The overarching power of the British state conditions every political debate. Where there is much local speculation that a border poll might give expression to a majority in favour of a united Ireland, the power to call such a poll rests, under the terms of the Good Friday agreement, with the British Secretary of State for Northern Ireland.
The economic realities run counter to any illusions that the fix for Ireland’s problems lies in a simple constitutional change.
The minority party in Stormont, the DUP, has a marginally privileged position in that the British government has bestowed upon it an agreement, “Safeguarding the Union,” that makes clear that the the aim of the two signatories is “the cementing of Northern Ireland’s integral place in the United Kingdom’s internal market.”
This is buttressed with an assurance that “The [UK] government will provide statutory assurance that Northern Ireland remains an integral part of the United Kingdom. The government will legislate to affirm Northern Ireland’s place in the union.”
Diehard unionist illusions that the statelet could exist as a seamless part of the United Kingdom fall apart in the face of the demographic, political and economic realities.
Fine Gael, the big business party of neoliberal economics in the Republic’s coalition government, has just elected a new leader but its political base is declining and in the Republic Sinn Fein has a leading position in the polls that parallels its standing in the North.

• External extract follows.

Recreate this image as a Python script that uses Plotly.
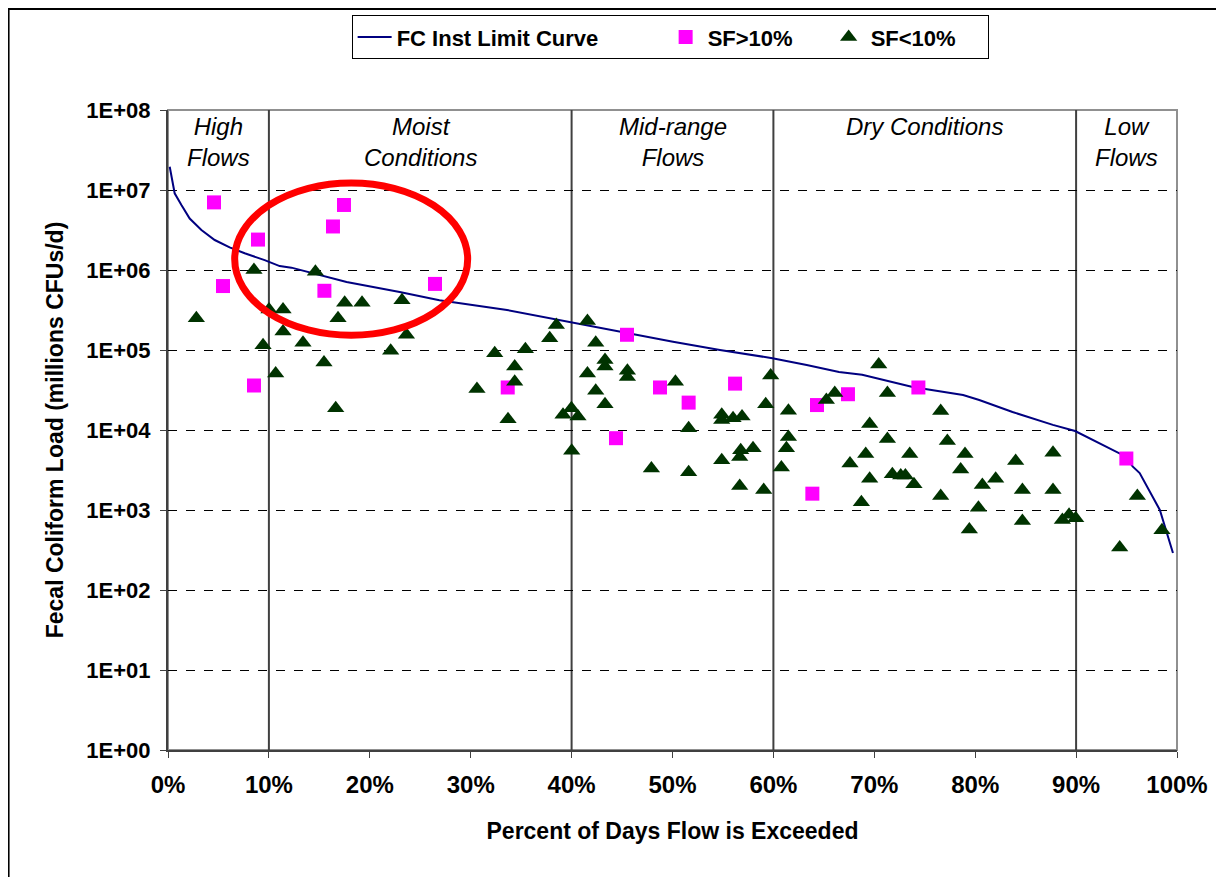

In its pursuit of profit capital has little regard for unionist comfort blankets. In her visit just last week Rain Newton-Smith, director-general of the Confederation of British Industry, said Northern Ireland companies now have fresh optimism thanks to a “foothold and unique position” with dual-market access to the rest of the UK and EU.
Writing in the Belfast Telegraph the perceptive (and mischievous) journalist Sam McBride anticipated the St Patrick’s Day visit to Genocide Joe Biden of Sinn Fein’s two leaders — party vice-president Michelle O'Neill, and all-Ireland party leader Mary Lou McDonald — with the prediction that this would annoy Sinn Fein’s electorate.
And when the Sinn Fein duo were photographed arm in arm with the US president, his Belfast Telegraph colleague, the estimable Suzanne Breen, wrote: “It’s the triumph of plastic politics over principles. Surely nobody who believes that what’s happening in Gaza is genocide could in good conscience go to the White House and party with the president overseeing it?”
The loyalist knuckleheads who see in Israel’s occupation of Palestinian land a metaphor for their own situation are out of step with the great sweep of local opinion.
The combination of unionist disarray and Sinn Fein’s political degeneration makes for a confused politics. Ireland’s subordination to US imperialism and its junior partner, Britain — compounded with the Republic’s truncated sovereignty that for smaller EU states is the extra price they pay for membership of the federal superstate — makes an all-Ireland strategy the vital prerequisite for working-class advance.